El último barroco fantástico
Lo volátil y las fauces
Ignacio Padilla
Ed. Jorge Volpi
Páginas de Espuma
232 páginas | 18 euros
Se marchó demasiado pronto. Un agosto de hace dos años… y el universo del cuento se quedó un poco huérfano y un tanto más chato. No obstante, nos dejó un testamento literario inédito: Lo volátil y las fauces, que ahora publica Páginas de Espuma. Este volumen suponía la cuarta entrega de un proyecto medular titulado Micropedia que cerraba su tetralogía cuentística compuesta por Las antípodas y el siglo, Los reflejos y la escarcha, El androide y las quimeras. Tuvo que ser su amigo, cómplice y compañero del llamado Crack mexicano, Jorge Volpi, quien reuniera los relatos, estableciera el orden que posiblemente él hubiera deseado y completado la edición de este bestiario por el que desfilan dragones tricéfalos, alquimistas, guerras libradas con murciélagos en llamas, comedores de pájaros o monos pintados por un artista aficionado al espiritismo. Un delirio hecho relato con una masa atómica como solo Padilla sabía dotar a cada frase.

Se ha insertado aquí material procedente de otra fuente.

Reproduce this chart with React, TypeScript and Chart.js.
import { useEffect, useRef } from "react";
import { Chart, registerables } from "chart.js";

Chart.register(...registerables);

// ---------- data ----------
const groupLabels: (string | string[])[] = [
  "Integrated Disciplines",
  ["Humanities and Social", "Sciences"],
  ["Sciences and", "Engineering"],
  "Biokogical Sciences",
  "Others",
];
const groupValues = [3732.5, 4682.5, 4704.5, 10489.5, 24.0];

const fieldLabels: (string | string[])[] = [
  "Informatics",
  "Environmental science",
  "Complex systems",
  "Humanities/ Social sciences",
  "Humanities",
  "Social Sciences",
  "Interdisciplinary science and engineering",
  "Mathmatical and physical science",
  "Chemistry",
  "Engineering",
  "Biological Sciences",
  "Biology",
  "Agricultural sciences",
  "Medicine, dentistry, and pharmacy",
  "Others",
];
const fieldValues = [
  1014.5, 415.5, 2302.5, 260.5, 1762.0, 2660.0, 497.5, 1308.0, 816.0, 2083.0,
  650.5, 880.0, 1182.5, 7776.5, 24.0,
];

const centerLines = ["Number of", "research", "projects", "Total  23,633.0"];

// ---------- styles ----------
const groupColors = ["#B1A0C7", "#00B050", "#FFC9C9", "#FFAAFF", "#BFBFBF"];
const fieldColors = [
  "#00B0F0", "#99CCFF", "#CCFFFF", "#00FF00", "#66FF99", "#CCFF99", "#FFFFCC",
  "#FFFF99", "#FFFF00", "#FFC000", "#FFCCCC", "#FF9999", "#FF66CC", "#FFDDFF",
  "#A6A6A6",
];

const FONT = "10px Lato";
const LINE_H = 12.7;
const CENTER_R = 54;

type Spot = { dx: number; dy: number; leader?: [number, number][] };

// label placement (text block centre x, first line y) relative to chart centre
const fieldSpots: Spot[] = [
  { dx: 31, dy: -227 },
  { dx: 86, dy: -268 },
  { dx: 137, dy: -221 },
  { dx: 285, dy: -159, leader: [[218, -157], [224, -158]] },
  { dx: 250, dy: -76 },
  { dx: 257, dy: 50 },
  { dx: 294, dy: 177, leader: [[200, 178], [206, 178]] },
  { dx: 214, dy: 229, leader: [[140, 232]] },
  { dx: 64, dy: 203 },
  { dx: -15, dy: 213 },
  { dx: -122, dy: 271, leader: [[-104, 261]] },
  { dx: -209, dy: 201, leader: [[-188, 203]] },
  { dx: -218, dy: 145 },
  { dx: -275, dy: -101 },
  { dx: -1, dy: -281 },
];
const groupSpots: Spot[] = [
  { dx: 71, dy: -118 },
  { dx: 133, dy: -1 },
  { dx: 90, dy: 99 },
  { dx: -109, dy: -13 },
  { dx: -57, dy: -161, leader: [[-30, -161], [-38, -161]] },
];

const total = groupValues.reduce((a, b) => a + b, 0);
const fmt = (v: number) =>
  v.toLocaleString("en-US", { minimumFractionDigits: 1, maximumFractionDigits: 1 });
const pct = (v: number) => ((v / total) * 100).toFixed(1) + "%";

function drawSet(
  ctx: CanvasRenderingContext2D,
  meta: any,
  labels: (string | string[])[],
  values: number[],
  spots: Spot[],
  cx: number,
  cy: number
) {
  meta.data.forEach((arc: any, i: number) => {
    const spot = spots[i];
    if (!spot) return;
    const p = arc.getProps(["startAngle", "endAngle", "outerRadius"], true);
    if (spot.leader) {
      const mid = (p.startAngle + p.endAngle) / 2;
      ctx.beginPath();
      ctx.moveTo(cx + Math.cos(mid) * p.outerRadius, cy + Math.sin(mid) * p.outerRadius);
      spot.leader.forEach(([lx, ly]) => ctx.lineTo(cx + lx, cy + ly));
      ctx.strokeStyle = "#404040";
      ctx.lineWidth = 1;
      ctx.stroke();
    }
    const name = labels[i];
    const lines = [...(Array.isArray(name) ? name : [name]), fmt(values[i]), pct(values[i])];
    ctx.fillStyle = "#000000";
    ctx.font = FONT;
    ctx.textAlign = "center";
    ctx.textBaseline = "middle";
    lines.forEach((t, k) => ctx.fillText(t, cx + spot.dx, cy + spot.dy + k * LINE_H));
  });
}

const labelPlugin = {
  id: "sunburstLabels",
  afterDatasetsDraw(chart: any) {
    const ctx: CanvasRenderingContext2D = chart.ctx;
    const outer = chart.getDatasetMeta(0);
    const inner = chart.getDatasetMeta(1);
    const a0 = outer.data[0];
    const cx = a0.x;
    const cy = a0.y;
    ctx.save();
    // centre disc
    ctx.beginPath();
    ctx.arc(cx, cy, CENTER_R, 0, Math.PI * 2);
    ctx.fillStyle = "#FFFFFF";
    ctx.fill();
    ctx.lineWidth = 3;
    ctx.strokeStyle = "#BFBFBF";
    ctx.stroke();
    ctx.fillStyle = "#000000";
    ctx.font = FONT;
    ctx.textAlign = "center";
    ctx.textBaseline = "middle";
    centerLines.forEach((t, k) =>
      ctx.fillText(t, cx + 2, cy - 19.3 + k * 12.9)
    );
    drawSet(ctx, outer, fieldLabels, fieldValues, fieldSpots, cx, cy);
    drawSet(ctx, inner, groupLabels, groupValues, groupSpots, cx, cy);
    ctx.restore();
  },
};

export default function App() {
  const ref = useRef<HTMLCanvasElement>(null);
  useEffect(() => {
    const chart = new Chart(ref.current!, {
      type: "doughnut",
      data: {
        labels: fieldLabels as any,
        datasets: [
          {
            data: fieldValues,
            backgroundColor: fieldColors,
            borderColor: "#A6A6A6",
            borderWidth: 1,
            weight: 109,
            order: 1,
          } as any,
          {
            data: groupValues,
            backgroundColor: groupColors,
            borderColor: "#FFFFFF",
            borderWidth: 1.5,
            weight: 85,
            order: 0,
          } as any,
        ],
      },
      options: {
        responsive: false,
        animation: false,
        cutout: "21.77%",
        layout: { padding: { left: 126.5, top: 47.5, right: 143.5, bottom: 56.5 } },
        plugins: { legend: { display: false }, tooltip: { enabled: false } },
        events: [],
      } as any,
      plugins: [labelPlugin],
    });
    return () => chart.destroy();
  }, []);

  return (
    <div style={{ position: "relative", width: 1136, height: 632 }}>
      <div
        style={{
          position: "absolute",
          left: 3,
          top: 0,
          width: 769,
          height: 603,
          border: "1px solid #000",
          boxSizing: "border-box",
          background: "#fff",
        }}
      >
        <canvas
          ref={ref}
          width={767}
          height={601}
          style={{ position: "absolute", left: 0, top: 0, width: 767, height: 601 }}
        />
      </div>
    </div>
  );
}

Esta Micropedia, que se publica en un estuche —con el bonus track de un cuadernillo-homenaje en el que escriben amigos y escritores que le conocieron y fueron confidentes de su vida y su obra: Rosa Beltrán, Andrés Neuman, Fernando Iwasaki, Alberto Chimal…—, nos anima a convivir con lo raro en un intento de no dejar de ser raros. Padilla estaba habitado por esos mundos alternativos, simultáneos, fantásticos e incognoscibles, y su palabra es la necesidad y la posibilidad de habitar en ellos. La escritura como un modo de encubrir eso que quiere ocultar, privativamente para sí, pero que al final le vence y sale hacia el exterior, para gracia del lector. Todo ello, claro está, con un idioma barroco, llevado hasta la linde del virtuosismo y rozando lo subversivo. No en vano tenía devoción por García Márquez, el primero de los dioses en su panteón literario, y a través de su estudio alcanzó las complejas estructuras que atraviesan toda su obra.

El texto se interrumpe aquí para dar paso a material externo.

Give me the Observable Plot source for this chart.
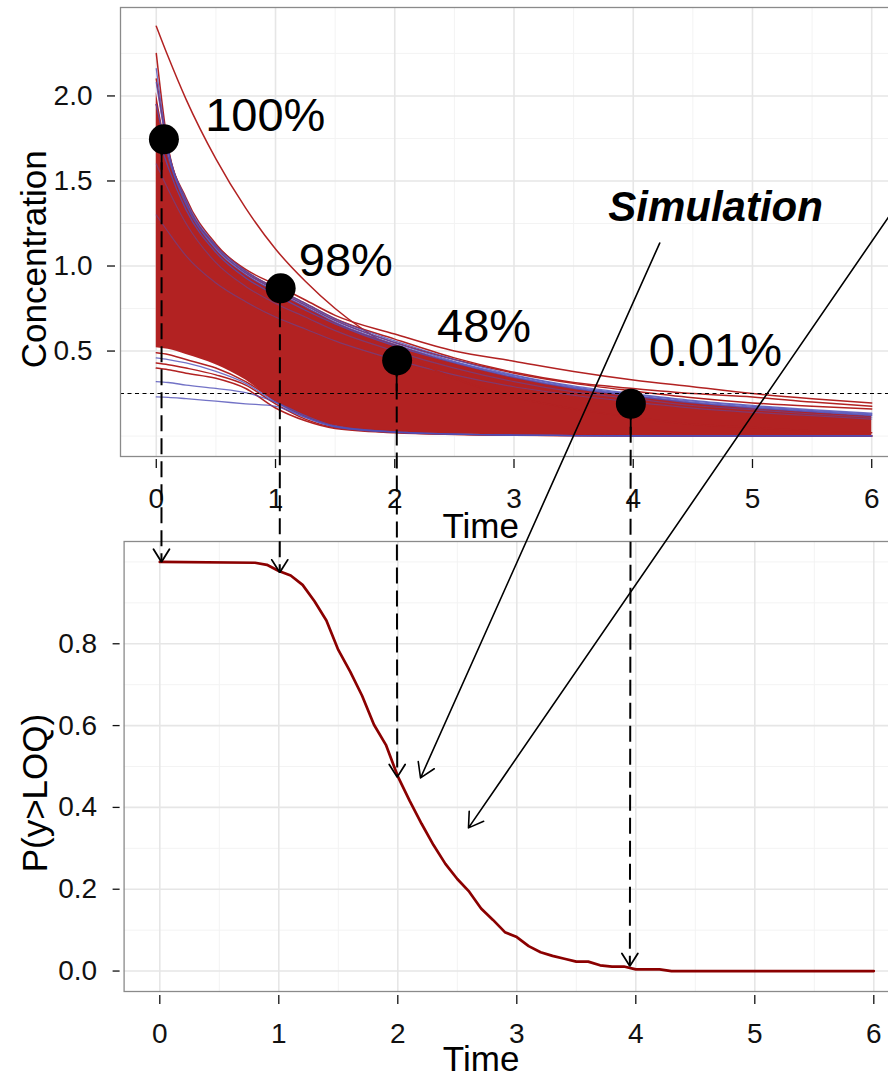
<!DOCTYPE html>
<html><head><meta charset="utf-8">
<script src="https://cdn.jsdelivr.net/npm/d3@7"></script>
<script src="https://cdn.jsdelivr.net/npm/@observablehq/plot@0.6"></script>
<style>
html,body{margin:0;padding:0;background:#fff;overflow:hidden;}
#chart{position:relative;width:888px;height:1074px;overflow:hidden;background:#fff;}
#chart svg{position:absolute;left:0;top:0;max-width:none;}
</style></head><body><div id="chart"></div>
<script>
// ---------- Top panel: simulated concentration curves ----------
const times = [0, 0.1, 0.25, 0.5, 0.75, 1, 1.25, 1.5, 2, 2.5, 3, 3.5, 4, 4.5, 5, 5.5, 6];
// envelope of the dense bundle of simulated profiles
const massUpper = [2.02, 1.66, 1.37, 1.10, 0.95, 0.85, 0.76, 0.67, 0.54, 0.43, 0.345, 0.28, 0.235, 0.195, 0.165, 0.14, 0.118];
const massLower = [0.52, 0.51, 0.48, 0.42, 0.33, 0.20, 0.11, 0.06, 0.025, 0.012, 0.006, 0.004, 0.003, 0.002, 0.002, 0.002, 0.002];
// individual visible profiles (red)
const curveOutlier = [2.41, 2.23, 1.98, 1.63, 1.34, 1.10, 0.91, 0.75, 0.51, 0.34, 0.23, 0.16, 0.11, 0.07, 0.05, 0.03, 0.02];
const curveR1 = [1.95, 1.62, 1.36, 1.12, 0.98, 0.89, 0.80, 0.71, 0.60, 0.50, 0.44, 0.38, 0.33, 0.29, 0.25, 0.22, 0.195];
const curveR2 = [2.25, 1.70, 1.40, 1.13, 0.97, 0.87, 0.78, 0.69, 0.57, 0.46, 0.375, 0.315, 0.28, 0.25, 0.23, 0.20, 0.176];
const curveR3 = [2.10, 1.68, 1.38, 1.11, 0.96, 0.86, 0.77, 0.68, 0.55, 0.45, 0.37, 0.31, 0.265, 0.225, 0.195, 0.175, 0.16];
const curveL1 = [0.40, 0.39, 0.37, 0.34, 0.28, 0.165, 0.09, 0.045, 0.02, 0.01, 0.005, 0.003, 0.002, 0.001, 0.001, 0.001, 0.001];
const curveL2 = [0.43, 0.42, 0.40, 0.36, 0.30, 0.19, 0.10, 0.05, 0.022, 0.011, 0.006, 0.003, 0.002, 0.001, 0.001, 0.001, 0.001];
const curveL4 = [0.49, 0.48, 0.45, 0.40, 0.32, 0.21, 0.12, 0.06, 0.028, 0.013, 0.007, 0.004, 0.002, 0.001, 0.001, 0.001, 0.001];
// individual visible profiles (blue)
const curveP1 = [2.16, 1.69, 1.39, 1.12, 0.97, 0.87, 0.78, 0.69, 0.56, 0.45, 0.36, 0.295, 0.25, 0.21, 0.18, 0.155, 0.135];
const curveP2 = [2.08, 1.67, 1.37, 1.11, 0.96, 0.86, 0.77, 0.68, 0.55, 0.44, 0.355, 0.29, 0.245, 0.205, 0.175, 0.15, 0.13];
const curveP3 = [1.95, 1.64, 1.36, 1.10, 0.95, 0.85, 0.76, 0.67, 0.54, 0.435, 0.35, 0.285, 0.24, 0.20, 0.17, 0.145, 0.125];
const curveP4 = [1.80, 1.58, 1.33, 1.08, 0.93, 0.83, 0.74, 0.66, 0.53, 0.43, 0.345, 0.28, 0.235, 0.195, 0.165, 0.142, 0.12];
const curveP5 = [1.60, 1.45, 1.25, 1.02, 0.88, 0.78, 0.70, 0.62, 0.50, 0.40, 0.32, 0.26, 0.22, 0.18, 0.155, 0.13, 0.11];
const curveP6 = [1.30, 1.20, 1.06, 0.90, 0.79, 0.70, 0.63, 0.56, 0.45, 0.36, 0.29, 0.24, 0.20, 0.165, 0.14, 0.12, 0.10];
const curveL3 = [0.46, 0.45, 0.43, 0.38, 0.31, 0.20, 0.11, 0.055, 0.025, 0.012, 0.006, 0.003, 0.002, 0.001, 0.001, 0.001, 0.001];
const curveB1 = [0.32, 0.315, 0.30, 0.28, 0.255, 0.20, 0.12, 0.06, 0.025, 0.012, 0.006, 0.003, 0.002, 0.001, 0.001, 0.001, 0.001];
const curveB2 = [0.23, 0.228, 0.22, 0.205, 0.19, 0.175, 0.11, 0.055, 0.022, 0.011, 0.006, 0.003, 0.002, 0.001, 0.001, 0.001, 0.001];

const loq = 0.25;
const pointTimes = [0.064, 1.043, 2.02, 3.98];
const pointConc = [1.745, 0.869, 0.445, 0.19];
const pctLabels = ["100%", "98%", "48%", "0.01%"];
const pctLabelT = [0.41, 1.195, 2.355, 4.13];
const pctLabelC = [1.794, 0.941, 0.553, 0.412];

const xTicks = [0, 1, 2, 3, 4, 5, 6];
const xMinor = [0.5, 1.5, 2.5, 3.5, 4.5, 5.5];
const topYTicks = [0.5, 1.0, 1.5, 2.0];
const topYMinor = [0, 0.25, 0.75, 1.25, 1.75, 2.25];

// ---------- Bottom panel: probability above LOQ ----------
const probT = [0, 0.8, 0.9, 1.0, 1.1, 1.2, 1.3, 1.4, 1.5, 1.6, 1.7, 1.8, 1.9, 2.0, 2.1, 2.2, 2.3, 2.4, 2.5, 2.6, 2.7, 2.8, 2.9, 3.0, 3.1, 3.2, 3.3, 3.4, 3.5, 3.6, 3.7, 3.8, 3.9, 4.0, 4.1, 4.2, 4.3, 6.0];
const probP = [1, 0.998, 0.993, 0.978, 0.967, 0.944, 0.904, 0.857, 0.785, 0.732, 0.673, 0.602, 0.553, 0.476, 0.416, 0.360, 0.308, 0.262, 0.225, 0.194, 0.153, 0.125, 0.095, 0.083, 0.061, 0.046, 0.037, 0.030, 0.023, 0.023, 0.014, 0.011, 0.011, 0.004, 0.004, 0.004, 0.0, 0.0];
const botYTicks = [0, 0.2, 0.4, 0.6, 0.8];
const botYMinor = [0.1, 0.3, 0.5, 0.7, 0.9, 1.0];

// ---------- Annotation arrows (from top panel to bottom panel) ----------
const dashFromT = [0.045, 1.037, 2.016, 3.979];
const dashFromC = [1.745, 0.869, 0.445, 0.19];
const dashToT = [0.014, 1.008, 1.995, 3.95];
const dashToP = [1.0, 0.974, 0.474, 0.012];
const simFromT = [4.222, 6.3];
const simFromC = [1.135, 1.45];
const simToT = [2.191, 2.594];
const simToP = [0.472, 0.35];
const simLabel = "Simulation";
const simLabelT = 3.79, simLabelC = 1.265;

// ---------- build ----------
const FONT = '"Liberation Sans", Arial, Helvetica, sans-serif';
const RED = "#b22222", BLUE = "#4f4fb8", DARKRED = "#8b0000";
const GRID_MAJ = "#e6e6e6", GRID_MIN = "#f3f3f3", BORDER = "#8a8a8a", TXT = "#000";

const redDefs = {curveOutlier, curveR1, curveR2, curveR3, curveL1, curveL2, curveL4};
const blueDefs = {curveP1, curveP2, curveP3, curveP4, curveL3, curveB1, curveB2};
const faintDefs = {curveP5, curveP6};
const rows = defs => Object.entries(defs).flatMap(([name, vals]) => vals.map((c, i) => ({name, t: times[i], c})));
const massRows = times.map((t, i) => ({t, lo: massLower[i], hi: massUpper[i]}));
const pts = pointTimes.map((t, i) => ({t, c: pointConc[i]}));
const labs = pctLabels.map((s, i) => ({s, t: pctLabelT[i], c: pctLabelC[i]}));
const probRows = probT.map((t, i) => ({t, p: probP[i]}));

const baseStyle = {fontFamily: FONT, background: "transparent", maxWidth: "none", overflow: "visible", color: TXT};
const TICK_FS = 28;

const topPlot = Plot.plot({
  width: 907, height: 1074, marginTop: 7, marginBottom: 618, marginLeft: 120, marginRight: 0,
  style: baseStyle,
  x: {domain: [-0.3, 6.3]},
  y: {domain: [-0.12, 2.52]},
  marks: [
    Plot.ruleX(xMinor, {stroke: GRID_MIN, strokeWidth: 1}),
    Plot.ruleY(topYMinor, {stroke: GRID_MIN, strokeWidth: 1}),
    Plot.ruleX(xTicks, {stroke: GRID_MAJ, strokeWidth: 1.6}),
    Plot.ruleY(topYTicks, {stroke: GRID_MAJ, strokeWidth: 1.6}),
    Plot.areaY(massRows, {x: "t", y1: "lo", y2: "hi", fill: RED, curve: "monotone-x", clip: true}),
    Plot.line(rows(faintDefs), {x: "t", y: "c", z: "name", stroke: BLUE, strokeOpacity: 0.5, strokeWidth: 1.2, curve: "monotone-x", clip: true}),
    Plot.line(rows(redDefs), {x: "t", y: "c", z: "name", stroke: RED, strokeWidth: 1.5, curve: "monotone-x", clip: true}),
    Plot.line(rows(blueDefs), {x: "t", y: "c", z: "name", stroke: BLUE, strokeOpacity: 0.8, strokeWidth: 1.3, curve: "monotone-x", clip: true}),
    Plot.ruleY([loq], {stroke: "#000", strokeWidth: 1.1, strokeDasharray: "4,3.5"}),
    Plot.frame({stroke: BORDER, strokeWidth: 1.3}),
    Plot.dot(pts, {x: "t", y: "c", r: 15, fill: "#000", stroke: null}),
    Plot.text(labs, {x: "t", y: "c", text: "s", fontSize: 47, textAnchor: "start", lineAnchor: "bottom", fill: "#000"}),
    Plot.text([simLabel], {x: () => simLabelT, y: () => simLabelC, text: d => d, fontSize: 42, fontWeight: "bold", fontStyle: "italic", textAnchor: "start", lineAnchor: "bottom", fill: "#000"}),
    Plot.axisX(xTicks, {tickSize: 9, dy: 3, tickPadding: 20, fontSize: TICK_FS, tickFormat: "d", label: null, color: "#111", strokeWidth: 1.3}),
    Plot.axisY(topYTicks, {tickSize: 8, dx: -5, tickPadding: 15, fontSize: TICK_FS, tickFormat: ".1f", label: null, color: "#111", strokeWidth: 1.3}),
    Plot.text(["Concentration"], {frameAnchor: "left", y: () => 1.04, text: d => d, rotate: -90, dx: -75, textAnchor: "middle", lineAnchor: "bottom", fontSize: 35, fill: "#000"}),
    Plot.text(["Time"], {frameAnchor: "bottom", x: () => 2.72, text: d => d, dy: 81, textAnchor: "middle", lineAnchor: "bottom", fontSize: 35, fill: "#000"})
  ]
});

const bottomPlot = Plot.plot({
  width: 909, height: 1074, marginTop: 541, marginBottom: 83, marginLeft: 123.6, marginRight: 0,
  style: baseStyle,
  x: {domain: [-0.3, 6.3]},
  y: {domain: [-0.05, 1.05]},
  marks: [
    Plot.ruleX(xMinor, {stroke: GRID_MIN, strokeWidth: 1}),
    Plot.ruleY(botYMinor, {stroke: GRID_MIN, strokeWidth: 1}),
    Plot.ruleX(xTicks, {stroke: GRID_MAJ, strokeWidth: 1.6}),
    Plot.ruleY(botYTicks, {stroke: GRID_MAJ, strokeWidth: 1.6}),
    Plot.frame({stroke: BORDER, strokeWidth: 1.3}),
    Plot.line(probRows, {x: "t", y: "p", stroke: DARKRED, strokeWidth: 2.7}),
    Plot.axisX(xTicks, {tickSize: 9, dy: 4, tickPadding: 19, fontSize: TICK_FS, tickFormat: "d", label: null, color: "#111", strokeWidth: 1.3}),
    Plot.axisY(botYTicks, {tickSize: 7, dx: -4, tickPadding: 16, fontSize: TICK_FS, tickFormat: ".1f", label: null, color: "#111", strokeWidth: 1.3}),
    Plot.text(["P(y>LOQ)"], {frameAnchor: "left", y: () => 0.435, text: d => d, rotate: -90, dx: -77.6, textAnchor: "middle", lineAnchor: "bottom", fontSize: 35, fill: "#000"}),
    Plot.text(["Time"], {frameAnchor: "bottom", x: () => 2.70, text: d => d, dy: 79, textAnchor: "middle", lineAnchor: "bottom", fontSize: 35, fill: "#000"})
  ]
});

// overlay: arrows linking the two panels, positioned through both panels' scales
const tx = topPlot.scale("x"), ty = topPlot.scale("y"), bx = bottomPlot.scale("x"), by = bottomPlot.scale("y");
const dashRows = dashFromT.map((t, i) => ({
  x1: tx.apply(t), y1: ty.apply(dashFromC[i]), x2: bx.apply(dashToT[i]), y2: by.apply(dashToP[i])
}));
const simRows = simFromT.map((t, i) => ({
  x1: tx.apply(t), y1: ty.apply(simFromC[i]), x2: bx.apply(simToT[i]), y2: by.apply(simToP[i])
}));
const overlay = Plot.plot({
  width: 888, height: 1074, margin: 0,
  style: baseStyle,
  x: {domain: [0, 888], range: [0, 888], axis: null},
  y: {domain: [0, 1074], range: [0, 1074], axis: null},
  marks: [
    Plot.link(dashRows, {x1: "x1", y1: "y1", x2: "x2", y2: "y2", stroke: "#000", strokeWidth: 2, strokeDasharray: "16,7"}),
    Plot.arrow(dashRows, {x1: "x1", y1: "y1", x2: "x2", y2: "y2", stroke: "#000", strokeWidth: 1.8, headLength: 12.5, headAngle: 64, strokeDasharray: "30,100000"}),
    Plot.arrow(simRows, {x1: "x1", y1: "y1", x2: "x2", y2: "y2", stroke: "#000", strokeWidth: 1.6, headLength: 15.5, headAngle: 64})
  ]
});

const el = document.getElementById("chart");
el.append(bottomPlot, topPlot, overlay);
</script>
</body></html>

Pero lo más importante en este cuentista es que, para adentrarse y maridarse con lo fantástico de su propuesta, hay que verlo con los ojos del “fantasioso”, desde un ángulo distinto…, ese del que quizá la mayoría carezca. Autómatas, animales imposibles, muñecas parlantes, criaturas del Nuevo Mundo… Como se pregunta retóricamente Volpi —pues intuyo que tenía la respuesta—: “Si los monstruos son alegorías del alma humana y del mundo natural, ¿qué otra realidad que no conocíamos del cuentista —¿necesidad?— estaba nombrando al afanarse en esos seres?”. Lo inquietante, sin duda. Porque sus delirios fantasmagóricos, lovecraftianos, mitad góticos mitad punkis —y en otro orden de cosas realistas mágicos— no suponían una resurrección de nada…, sino una verdadera insurrección emocional, vital y literaria del niño que siempre quiso terminar con Batman por sentirse más cerca del Joker o del Pingüino. No es de extrañar en alguien que tenía querencia por el Apocalipsis y en cuya primera línea —como recuerda Iwasaki— reza: “bienaventurado el que lee”… Sí, pero especialmente, el que nos hace leer… O quizá, el que nos escribe. Al autor que hubiera podido ser demonólogo, satanista, crowleyano o médium, le acompaña la complejidad de una prosa cosida a mano, una arquitectura onírica, la corrección de sus selecciones, la borgiana manera de sugerirnos temor y temblor. Por eso estamos ante una tetralogía única. Una de las empresas cuentísticas más importantes en lengua española de los últimos años. Un “todo orgánico”, como repite Volpi, en el que cuento y ensayo conviven en perfecta armonía hasta el punto en el que uno no sabe si llamarlo ensayo de ficción o cuento ensayístico. El Ignacio fascinante —y fascinado— concluye Lo volátil y las fauces de un modo premonitorio: “No supe más: cerré los ojos y me dejé embarcar al Reino de las sombras”. ¿Escribió su epitafio de forma inconsciente, o susurrado por ese Más Allá en el que creía, el hombre de misa diaria, que dejó de ser practicante?